DENNIS DE OLIVEIRA*
O golpe militar de 1964 completou 60 anos. Instituiu uma ditadura por 21 anos, só encerrada com a transição de acordos que culminarm com a eleição de Tancredo Neves por via indireta em 1985. A Constituição promulgada em 1988 legitimou de vez o arranjo institucional democrático que vigora até hoje.
Entre o fim de 2022 e início de 2023, o Brasil viveu na iminência de um novo golpe de Estado com a ação de grupos defensores do ex-presidente Jair Bolsonaro que tentaram derrubar o governo recém-eleito. As instituições agiram e estão agindo para punir os que tentaram esta aventura.
Esses dois fatos relatados são a base para um momento em que a "defesa da democracia" como um valor universal no Brasil ganhe corpo no debate público contemporâneo. Ampliando um pouco mais, observa-se que há um nítido crescimento de forças autoritárias em todo o mundo — partidos de inspiração nazifascista ganhando eleições em nações europeias (e até na vizinha Argentina), medidas autoritárias sendo aprovadas em Parlamentos etc.
O que falta refletir em um país como o Brasil é se uma defesa abstrata da democracia é suficiente. Isso porque o que se observa é que essas ideias extremistas têm apoio em parcelas significativas da sociedade. E é um erro considerar que tal apoio decorre unicamente de "ignorância", "disseminação de fake news" ou "ausência de uma consciência democrática". A pergunta é: até que ponto esta "democracia" tem um significado substantivo na vida das pessoas?
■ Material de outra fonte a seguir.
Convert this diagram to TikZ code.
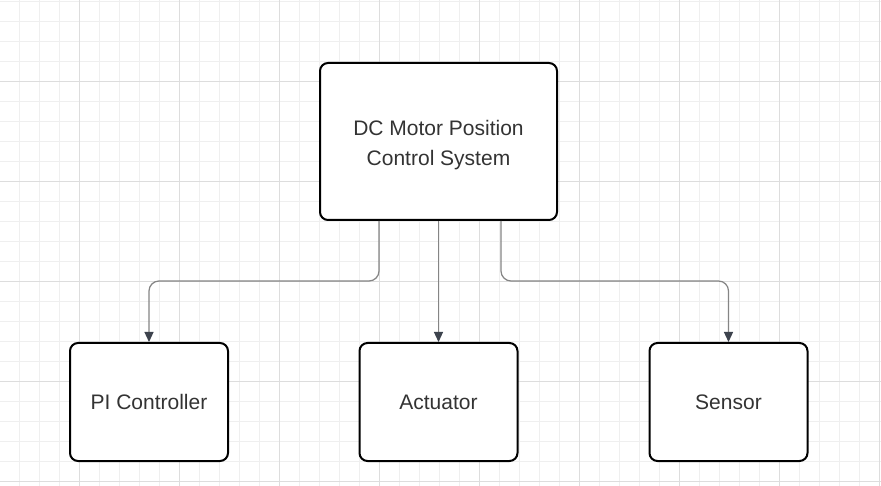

Segundo o último censo do Instituto Brasileiro de Geografia e Estatística (IBGE), o Brasil tem 45,3% da sua população autodeclarada como "parda"; 43,5% como brancos, 10,4% pretos, 0,8% indígenas e 0,4% amarelos. A Câmara dos Deputados – cuja composição dá-se por eleição proporcional – tem entre seus membros 72% de brancos, 20,8% de pardos, 5,2% de pretos, 0,9% de indígenas e 0,6% de amarelos. O Supremo Tribunal Federal não tem nenhum ministro negro. Isso apesar de, segundo o TSE, nas eleições de 2022, o número de candidaturas pretas e pardas ter sido aproximadamente 47%.
Por outro lado, as estatísticas mudam quando se trata da população encarcerada. Segundo o Fórum Brasileiro de Segurança Pública, em 2022, 68% da população carcerária no Brasil era composta por negros (pretos e pardos) contra 30,4% de brancos. O Centro de Estudos de Segurança e Cidadania (Cesec) aponta que 65% dos mortos pela polícia em 2022 eram pessoas negras. A Polícia Militar da Bahia, estado com o maior percentual de pessoas negras, foi a que mais matou civis em 2022: 1.465, com 95% deles sendo negros (a população negra no estado é de 80%).
Assim, a "democracia" brasileira construiu perversamente um sistema representativo "branco", com correspondente criminalização do "ser negro", que ultrapassa a própria composição da população. Pode-se dizer que a maioria é criminalizada e perseguida pelas estruturas de segurança pública e uma minoria é representada nos aparelhos institucionais.
Tal distorção segue em paralelo com a trágica coincidência de agendas no período da redemocratização do Brasil. No fim dos anos 1980, ao mesmo tempo em que a democracia ia sendo reconstruída no país, avançava um novo ordenamento socioeconômico no capitalismo mundial, o neoliberalismo, que aprofundou a concentração de renda, instituiu relações de trabalho precarizadas, ampliou a subordinação da economia nacional ao circuito global do capitalismo. Por isso, a Constituição de 1988, desde a sua promulgação, vem sendo vilipendiada, alterada, modificada na maior parte das vezes com a remoção ou limitação de direitos sociais.
O Brasil passou quase 2/3 da sua existência com a vigência da escravização de negras e negros. A abolição de 13 de maio de 1888 não foi acompanhada de mudanças significativas que permitissem a inserção plena da população negra. E, nos dias atuais, em que se busca defender a "democracia", esses gargalos persistem. Quem mora na periferia está acostumado a ver invasões de domicílios sem mandado judicial, prisões ilegais, execuções por parte de forças policiais. Um congresso majoritariamente branco e elitista discute medidas que querem recrudescer ainda mais o sistema punitivista que, como os dados mostram, tem como alvo prioritário a população negra. É preciso entender que democracia não pode se limitar a mecanismos procedimentais e formais. Se assim for, fará pouco sentido para a população negra e periférica. Daí, não é de se espantar que escapes autoritários se apresentem como alternativa e ganhem apoio.